LBCC: implementing concurrency/isolation is based solely on locking; in other words, if one transaction uses some piece of data (usually row), a lock is set on this row, and is kept until the transaction succeeds or fails. It has a few different isolation levels metioned above.
MVCC: create a “previous version” (“snapshot”) of that row, and will supply that “previous version” of the row to any other transaction which may try running concurrently. With MVCC-based databases, there are only two different isolation levels:
- read committed: At read committed level, MVCC-based DB implements reads using snapshots taken at the moment of the read query issued. Writes still request write (exclusive) lock.
- repeatable read: At repeatable read level, MVCC-based DB implements reads using shapshots taken at the moment of beginning of the transaction.
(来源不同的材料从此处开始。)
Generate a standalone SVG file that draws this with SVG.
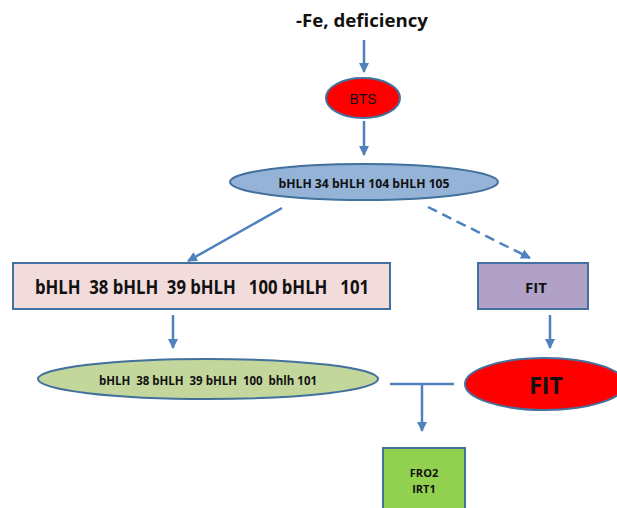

举个简单的例子：(https://www.zhihu.com/question/279538775/answer/407458020)

一个事务A（txnId=100）修改了数据X，使得X=1，并且commit了

另外一个事务B（txnId=101）开始尝试读取X，但是还X=1。但B没有提交。

第三个事务C（txnId=102）修改了数据X，使得X=2。并且提交了

事务B又一次读取了X。这时

如果事务B是Read Committed。那么就读取X的最新commit的版本，也就是X=2

如果事务B是Repeatable Read。那么读取的就是当前事务（txnId=101）之前X的最新版本，也就是X被txnId=100提交的版本，即X=1。

注意，这里B不论是Read Committed，还是Repeatable Read，都不会被锁，都能立刻拿到结果。这也就是MVCC存在的意义。

The main advantage of the MVCC-based DBs lies with the fact that with MVCC writers don’t block readers and vice versa (对数据库任何修改的提交都不会直接覆盖之前的数据，而是产生一个新的版本与老版本共存，使得读取时可以完全不加锁).

PostgreSQL的事务隔离

在PostgreSQL里，你可以请求四种可能的事务隔离级别中的任意一种。但是在内部，实际上只有三种独立的隔离级别，分别对应读已提交，可重复读和可串行化。如果你选择了读未提交的级别，实际上你获得的是读已提交，并且在PostgreSQL的可重复读实现中，幻读是不可能的，所以实际的隔离级别可能比你选择的更严格。（这是 SQL 标准允许的：四种隔离级别只定义了哪种现像不能发生，但是没有定义那种现像一定发生）

Notes

range lock: If you use a range in the WHERE clause the database will lock each possible tuple in this range and also the next tuple (before and after). If there is no next tuple available in a direction it will lock completely in this direction.

lost update: Update done to a data item by a transaction is lost as it is overwritten by the update done (or update but rollback) by another transaction.